Aqueduct Cottage was, until it lost its licence in about 1905, the Navigation ale house, and the canal horses resided in stables beneath. Walk carefully down the Hole i' th' Wall Steps beside the aqueduct to visit the many shops and pubs. Look at the river Dean which runs in a tunnel deep under the canal - see it in the park or over the bridge in Water Street. Incidentally, Water Street is widely known for its fantastic displays of window boxes and hanging baskets in June and July. In the park notice the foot bridge just by the tunnel mouth - this was built as an aqueduct to carry water from the River Dean through the village to a water powered corn mill. Today's path used to be the leat.

Pass Hurst Lane wharf, thought originally to have been jointly Beard's Wharf and Arnfield's Wharf, where three generations of the Needham family had their timber yard for 85 years but is now a new housing development, and Kerridge Bridge, no. 27, and on to Adelphi wharf. The building on top of Grimshaw Lane aqueduct was once a stable for the canal boat horse that plied between Adelphi and Clarence mills. There is another stable opposite Clarence mill, alas now derelict.
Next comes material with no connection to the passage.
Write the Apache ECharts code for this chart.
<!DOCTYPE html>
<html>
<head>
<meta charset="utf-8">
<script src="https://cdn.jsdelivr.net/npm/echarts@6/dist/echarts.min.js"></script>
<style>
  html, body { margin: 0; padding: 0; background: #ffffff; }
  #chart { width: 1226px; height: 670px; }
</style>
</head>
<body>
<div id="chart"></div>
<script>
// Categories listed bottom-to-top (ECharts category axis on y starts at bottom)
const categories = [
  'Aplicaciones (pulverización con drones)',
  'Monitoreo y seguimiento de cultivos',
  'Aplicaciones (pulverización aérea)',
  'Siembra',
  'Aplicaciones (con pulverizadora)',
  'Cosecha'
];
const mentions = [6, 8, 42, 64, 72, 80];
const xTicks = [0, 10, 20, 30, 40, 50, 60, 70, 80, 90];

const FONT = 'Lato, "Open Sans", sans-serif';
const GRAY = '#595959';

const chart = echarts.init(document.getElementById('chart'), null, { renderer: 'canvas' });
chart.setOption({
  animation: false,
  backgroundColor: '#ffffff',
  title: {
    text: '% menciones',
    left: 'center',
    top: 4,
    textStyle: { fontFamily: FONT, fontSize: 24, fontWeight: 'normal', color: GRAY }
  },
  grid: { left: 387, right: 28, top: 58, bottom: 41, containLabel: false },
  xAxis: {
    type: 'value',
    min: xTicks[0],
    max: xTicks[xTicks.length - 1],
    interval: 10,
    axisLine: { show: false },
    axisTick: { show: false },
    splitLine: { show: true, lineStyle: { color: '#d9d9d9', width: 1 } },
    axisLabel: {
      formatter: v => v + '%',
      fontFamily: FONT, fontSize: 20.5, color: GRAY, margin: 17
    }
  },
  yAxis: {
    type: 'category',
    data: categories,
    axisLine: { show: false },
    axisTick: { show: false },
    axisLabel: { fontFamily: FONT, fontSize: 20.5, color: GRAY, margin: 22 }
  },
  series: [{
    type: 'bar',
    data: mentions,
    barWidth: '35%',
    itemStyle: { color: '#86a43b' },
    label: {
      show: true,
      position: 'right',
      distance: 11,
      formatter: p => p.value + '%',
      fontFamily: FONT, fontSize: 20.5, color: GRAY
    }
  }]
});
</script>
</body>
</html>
Beyond stands Adelphi mill, another enormous relic of a bygone age dating from 1856, but one that is today full of thriving modern businesses. Boats are fitted out opposite on the site of the Macclesfield Canal Company's wharf and warehouse - notice the remains of the quayside crane. Just by Green's Bridge, no. 28, behind the canal side houses is the site of the long demolished Beehive cotton mill. Opposite, nature lovers will enjoy a walk in Tinkers Clough, a wet woodland nature area laid out with an access path and decking across the stream.
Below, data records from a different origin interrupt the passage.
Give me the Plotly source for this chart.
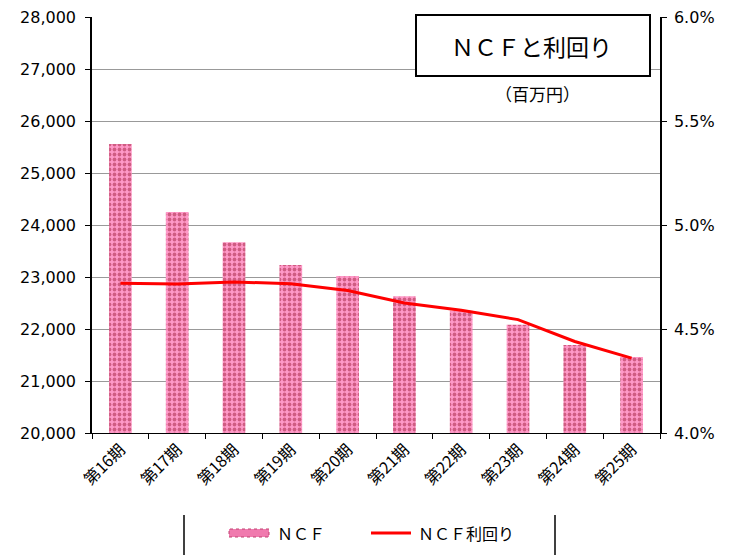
import plotly.graph_objects as go

categories = ["第16期", "第17期", "第18期", "第19期", "第20期", "第21期", "第22期", "第23期", "第24期", "第25期"]
ncf = [25560, 24250, 23670, 23230, 23020, 22630, 22350, 22080, 21690, 21460]
ncf_yield = [4.72, 4.716, 4.726, 4.718, 4.685, 4.625, 4.59, 4.545, 4.44, 4.36]
left_ticks = list(range(20000, 28001, 1000))
right_ticks = [4.0, 4.5, 5.0, 5.5, 6.0]

FONT = "Verdana, DejaVu Sans, Noto Sans CJK JP"
JP = "Noto Sans CJK JP, DejaVu Sans"

# page has ~8px body margin; plot area in window: x 92..660, y 17..433
OFF = 8
L, R, T, B = 92 - OFF, 739 - (660 - OFF), 17 - OFF, 555 - (433 - OFF)
PW, PH = 568, 416


def px2paper(px, py):
    return (px - 92) / PW, (433 - py) / PH


fig = go.Figure()
fig.add_trace(go.Bar(
    x=categories, y=ncf, name="ＮＣＦ",
    marker=dict(color="#FF99C8", line=dict(width=0),
                pattern=dict(shape=".", fgcolor="#A0203C", bgcolor="#FF99C8",
                             size=5, solidity=0.45, fillmode="overlay")),
    width=0.4, showlegend=False,
))
fig.add_trace(go.Scatter(
    x=categories, y=ncf_yield, name="ＮＣＦ利回り", yaxis="y2",
    mode="lines", line=dict(color="#FF0000", width=3), showlegend=False,
))

fig.update_layout(
    width=739, height=555,
    margin=dict(l=L, r=R, t=T, b=B, autoexpand=False),
    plot_bgcolor="white", paper_bgcolor="white",
    font=dict(family=FONT, size=14, color="#000000"),
    bargap=0.6,
    showlegend=False,
    xaxis=dict(
        type="category", tickangle=-45, showline=True, linecolor="#000000", linewidth=1,
        ticks="outside", tickson="boundaries", ticklen=5, tickcolor="#000000",
        tickfont=dict(family=JP, size=16, color="#000000"), showgrid=False, automargin=False,
        ticklabeloverflow="allow",
    ),
    yaxis=dict(
        range=[20000, 28000], tickvals=left_ticks, tickformat=",d",
        showline=True, linecolor="#000000", linewidth=1.5, ticks="outside", ticklen=5,
        tickcolor="#000000", showgrid=True, gridcolor="#999999", gridwidth=1,
        tickfont=dict(family=FONT, size=16), zeroline=False, automargin=False,
        ticklabelstandoff=6, ticklabeloverflow="allow",
    ),
    yaxis2=dict(
        range=[4.0, 6.0], tickvals=right_ticks, overlaying="y", side="right",
        ticktext=[f"{v:.1f}%" for v in right_ticks],
        showline=True, linecolor="#000000", linewidth=1.5, ticks="outside", ticklen=5,
        tickcolor="#000000", showgrid=False, zeroline=False, automargin=False,
        tickfont=dict(family=FONT, size=16), ticklabelstandoff=4, ticklabeloverflow="allow",
    ),
)

# title box
x0, y1 = px2paper(416, 15)
x1, y0 = px2paper(650, 76)
fig.add_shape(type="rect", xref="paper", yref="paper", x0=x0, x1=x1, y0=y0, y1=y1,
              line=dict(color="#000000", width=2), fillcolor="white", layer="above")
tx, ty = px2paper(531, 46)
fig.add_annotation(xref="paper", yref="paper", x=tx, y=ty, xanchor="center", yanchor="middle",
                   text="ＮＣＦと利回り", showarrow=False,
                   font=dict(family=JP, size=23, color="#000000"))
ux, uy = px2paper(537, 93)
fig.add_annotation(xref="paper", yref="paper", x=ux, y=uy, xanchor="center", yanchor="middle",
                   text="（百万円）", showarrow=False,
                   font=dict(family=JP, size=17, color="#000000"))

# legend box sides
for lx in (184, 555):
    a, b0 = px2paper(lx, 515)
    _, b1 = px2paper(lx, 560)
    fig.add_shape(type="line", xref="paper", yref="paper", x0=a, x1=a, y0=b0, y1=b1,
                  line=dict(color="#000000", width=1.5))

# manual legend
_, leg_y = px2paper(0, 533)
fig.add_shape(type="rect", xref="paper", yref="paper",
              x0=px2paper(229, 0)[0], x1=px2paper(269, 0)[0],
              y0=leg_y - 4 / PH, y1=leg_y + 4 / PH,
              line=dict(color="#C04070", width=1, dash="dot"), fillcolor="#F07AAE")
fig.add_annotation(xref="paper", yref="paper", x=px2paper(275, 0)[0], y=leg_y,
                   xanchor="left", yanchor="middle",
                   text="ＮＣＦ", showarrow=False, font=dict(family=JP, size=16, color="#000000"))
fig.add_shape(type="line", xref="paper", yref="paper",
              x0=px2paper(371, 0)[0], x1=px2paper(411, 0)[0], y0=leg_y, y1=leg_y,
              line=dict(color="#FF0000", width=3))
fig.add_annotation(xref="paper", yref="paper", x=px2paper(416, 0)[0], y=leg_y,
                   xanchor="left", yanchor="middle",
                   text="ＮＣＦ利回り", showarrow=False,
                   font=dict(family=JP, size=16, color="#000000"))

fig.write_html("out.html")
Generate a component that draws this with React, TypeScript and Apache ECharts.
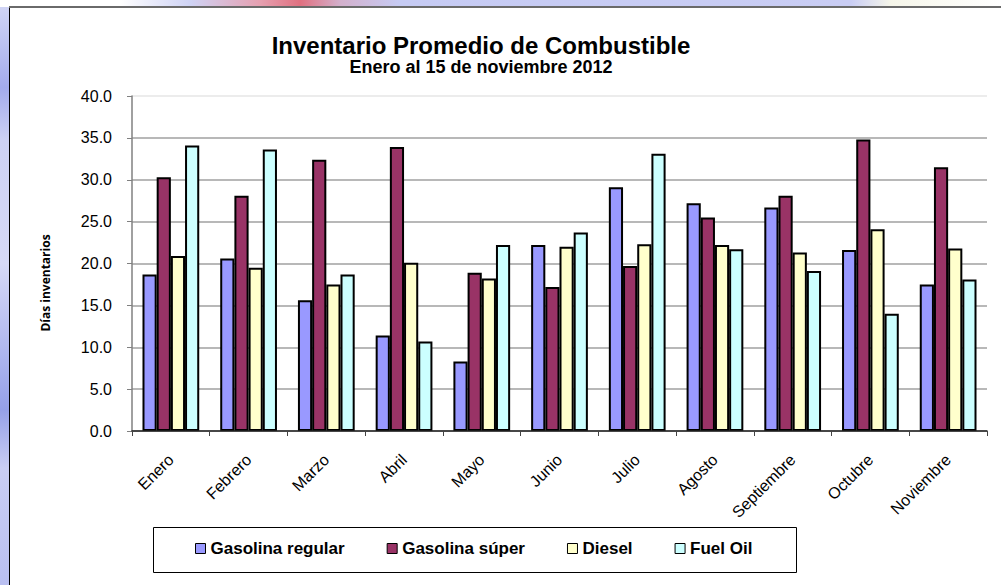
import React, { useEffect, useRef } from 'react';
import * as echarts from 'echarts';

const categories = ['Enero', 'Febrero', 'Marzo', 'Abril', 'Mayo', 'Junio', 'Julio', 'Agosto', 'Septiembre', 'Octubre', 'Noviembre'];
const seriesNames = ['Gasolina regular', 'Gasolina súper', 'Diesel', 'Fuel Oil'];
const gasolinaRegular = [18.7, 20.6, 15.6, 11.4, 8.3, 22.2, 29.1, 27.2, 26.7, 21.6, 17.5];
const gasolinaSuper = [30.3, 28.1, 32.4, 33.9, 18.9, 17.2, 19.7, 25.5, 28.1, 34.8, 31.5];
const diesel = [20.9, 19.5, 17.5, 20.1, 18.2, 22.0, 22.3, 22.2, 21.3, 24.1, 21.8];
const fuelOil = [34.1, 33.6, 18.7, 10.7, 22.2, 23.7, 33.1, 21.7, 19.1, 14.0, 18.1];
const seriesColors = ['#9999FF', '#993366', '#FFFFCC', '#CCFFFF'];
const titleText = 'Inventario Promedio de Combustible';
const subtitleText = 'Enero al 15 de noviembre 2012';
const yAxisName = 'Días inventarios';

const FONT = '"Liberation Sans", Arial, sans-serif';

export default function App() {
  const ref = useRef<HTMLDivElement>(null);
  useEffect(() => {
    document.body.style.margin = '0';
    const chart = echarts.init(ref.current as HTMLDivElement, null, { renderer: 'svg' });
    const allData = [gasolinaRegular, gasolinaSuper, diesel, fuelOil];
    const gridColors = ['#a0a0a0', '#a0a0a0', '#a0a0a0', '#a0a0a0', '#a0a0a0', '#a0a0a0', '#a0a0a0', '#a0a0a0', '#e6e6e6'];
    chart.setOption({
      animation: false,
      backgroundColor: '#ffffff',
      textStyle: { fontFamily: FONT },
      grid: { left: 132, right: 14, top: 96, bottom: 154, containLabel: false, outerBoundsMode: 'none' },
      xAxis: {
        type: 'category',
        data: categories,
        axisLine: { lineStyle: { color: '#222', width: 1.5 } },
        axisTick: { show: true, length: 5, lineStyle: { color: '#444' } },
        axisLabel: { rotate: 45, margin: 26, fontSize: 16, color: '#000', interval: 0, fontFamily: FONT },
        z: 5,
      },
      yAxis: {
        type: 'value',
        min: 0,
        max: 40,
        interval: 5,
        axisLine: { show: true, lineStyle: { color: '#808080', width: 1.5 } },
        axisTick: { show: true, length: 5, lineStyle: { color: '#808080' } },
        axisLabel: { formatter: (v: number) => v.toFixed(1), margin: 20, fontSize: 16, color: '#000', fontFamily: FONT },
        splitLine: { show: true, lineStyle: { color: gridColors, width: 1.5 } },
      },
      legend: {
        data: seriesNames,
        left: 190,
        top: 535,
        icon: 'rect',
        itemWidth: 10,
        itemHeight: 10,
        itemGap: 42,
        itemStyle: { borderColor: '#000', borderWidth: 1 },
        textStyle: { fontWeight: 'bold', fontSize: 17, color: '#000', fontFamily: FONT },
      },
      graphic: [
        {
          type: 'rect',
          shape: { x: 0, y: 0, width: 9, height: 585 },
          style: {
            fill: {
              type: 'linear', x: 0, y: 0, x2: 0, y2: 1,
              colorStops: [
                { offset: 0, color: '#d4d8f6' },
                { offset: 0.15, color: '#a3abec' },
                { offset: 0.24, color: '#cdd1f4' },
                { offset: 0.45, color: '#d6d9f6' },
                { offset: 0.62, color: '#aab2ee' },
                { offset: 0.7, color: '#95a0e8' },
                { offset: 0.8, color: '#c9cdf3' },
                { offset: 1, color: '#b9bff1' },
              ],
            },
          },
          silent: true,
        },
        {
          type: 'rect',
          shape: { x: 0, y: 0, width: 1001, height: 7 },
          style: {
            fill: {
              type: 'linear', x: 0, y: 0, x2: 1, y2: 0,
              colorStops: [
                { offset: 0, color: '#ffffff' },
                { offset: 0.12, color: '#ffffff' },
                { offset: 0.19, color: '#cfd3f5' },
                { offset: 0.26, color: '#e6a0b0' },
                { offset: 0.3, color: '#e07080' },
                { offset: 0.34, color: '#d3b0cc' },
                { offset: 0.4, color: '#c6cbf4' },
                { offset: 0.85, color: '#c9cdf4' },
                { offset: 0.89, color: '#f6f6ea' },
                { offset: 1, color: '#ffffff' },
              ],
            },
          },
          silent: true,
        },
        {
          type: 'line',
          shape: { x1: 9.5, y1: 7, x2: 9.5, y2: 585 },
          style: { stroke: '#000', lineWidth: 1 },
          silent: true,
        },
        {
          type: 'line',
          shape: { x1: 9, y1: 7, x2: 1001, y2: 7 },
          style: { stroke: '#6a6a6a', lineWidth: 2 },
          silent: true,
        },
        {
          type: 'text',
          x: 481,
          y: 45,
          style: { text: titleText, font: `bold 24px ${FONT}`, fill: '#000', align: 'center', verticalAlign: 'middle' },
        },
        {
          type: 'text',
          x: 481,
          y: 67,
          style: { text: subtitleText, font: `bold 18px ${FONT}`, fill: '#000', align: 'center', verticalAlign: 'middle' },
        },
        {
          type: 'text',
          x: 45,
          y: 283,
          rotation: Math.PI / 2,
          style: { text: yAxisName, font: 'bold 12px "Open Sans", sans-serif', fill: '#000', align: 'center', verticalAlign: 'middle' },
        },
        {
          type: 'rect',
          shape: { x: 153.5, y: 527.5, width: 643, height: 45 },
          style: { fill: 'none', stroke: '#000', lineWidth: 1 },
          silent: true,
        },
      ],
      series: seriesNames.map((name, i) => ({
        name,
        type: 'bar',
        data: allData[i],
        barGap: '0%',
        barCategoryGap: '27%',
        itemStyle: { color: seriesColors[i], borderColor: '#000', borderWidth: 2 },
      })),
    });
    return () => chart.dispose();
  }, []);
  return <div ref={ref} style={{ width: 1001, height: 585 }} />;
}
On the off side immediately to the south of br.28 are the remains of Lomas's Bobbin mill, now part of the garden of Bobbin Cottage. You can just make out the base of the mill chimney. This was one of two bobbin mills in Bollington providing the tens of thousands of bobbins required by the cotton mills throughout the town.

Another quarter mile brings us to Kerridge Dry Dock (01625-574287). Rescued from dereliction by John Jackson in the early 1980's, the dock provides an important service for boat owners from far and wide. The land around the dock was once occupied by canal side businesses such as stone cutting and dressing, and a farrier. The driveway to the dock was once the route of the tramway known locally as the 'Rally' Road (railway road). This came from the quarries on Kerridge hill and began with the very steep Victoria incline followed by a lesser slope all the way to the canal. A steam engine was located at the top to manage it all. Plenty of footpaths enable visitors to see what remains.

Almost opposite the dry dock is the point at which the canal breached on leap day, 29th February 1912. This swept water through Tinkers Clough, probably across the railway yard, through the gas works extinguishing the furnaces and into the streets around the Waggon & Horses inn, now the Bayleaf Restaurant.

Clarke Lane change bridge no. 29 gives access to the west to the Middlewood Way and to the Lord Clyde inn, whilst to the east the road winds back to Kerridge.